How can I removing duplicate values in a single column? For instance, let's say I have a table called Fruit that consists of a single row containing two columns, shown below.
Problem with this approach is that it is not "normalised" .. so you get duplicates.
If you put [ColB] in a child table, instead, then you can easily enforce (at the database level) that duplicates are not allowed.
SO I would use a splitter on ColB and insert the distinct values into a child table and then get rid of ColB in the main table.
If the APP needs ColB as a comma-delimited list I would rename the main table (e.g. to MainTable_V2) and create a VIEW with the original "MainTable" name which combined the data from MainTable_V2 and ChildTable. I would then create an INSTEAD OF TRIGGER on MainTable_V2 so that anything that tried to insert/update ColB was automatically converted into data manipulation actions on ChildTable instead.
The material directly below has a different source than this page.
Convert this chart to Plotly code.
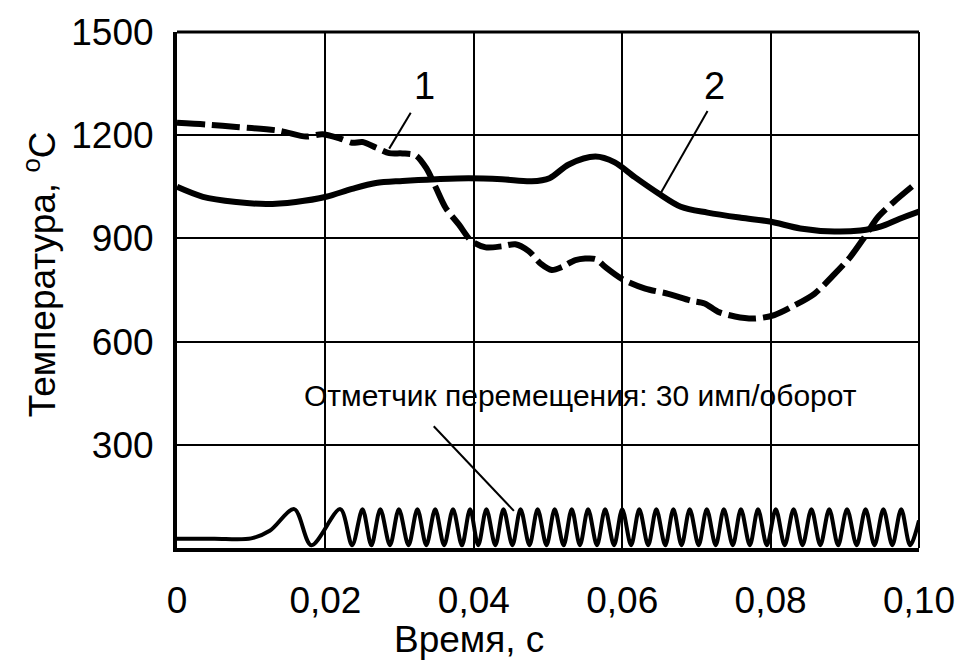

CREATE FUNCTION dbo.BreakStringIntoRows (@CommadelimitedString VARCHAR(1000))
RETURNS @Result TABLE (Column1 VARCHAR(100))
AS
BEGIN
DECLARE @IntLocation INT
WHILE (CHARINDEX(',', @CommadelimitedString, 0) > 0)
BEGIN
SET @IntLocation = CHARINDEX(',', @CommadelimitedString, 0)
INSERT INTO @Result (Column1)
--LTRIM and RTRIM to ensure blank spaces are removed
SELECT RTRIM(LTRIM(SUBSTRING(@CommadelimitedString, 0, @IntLocation)))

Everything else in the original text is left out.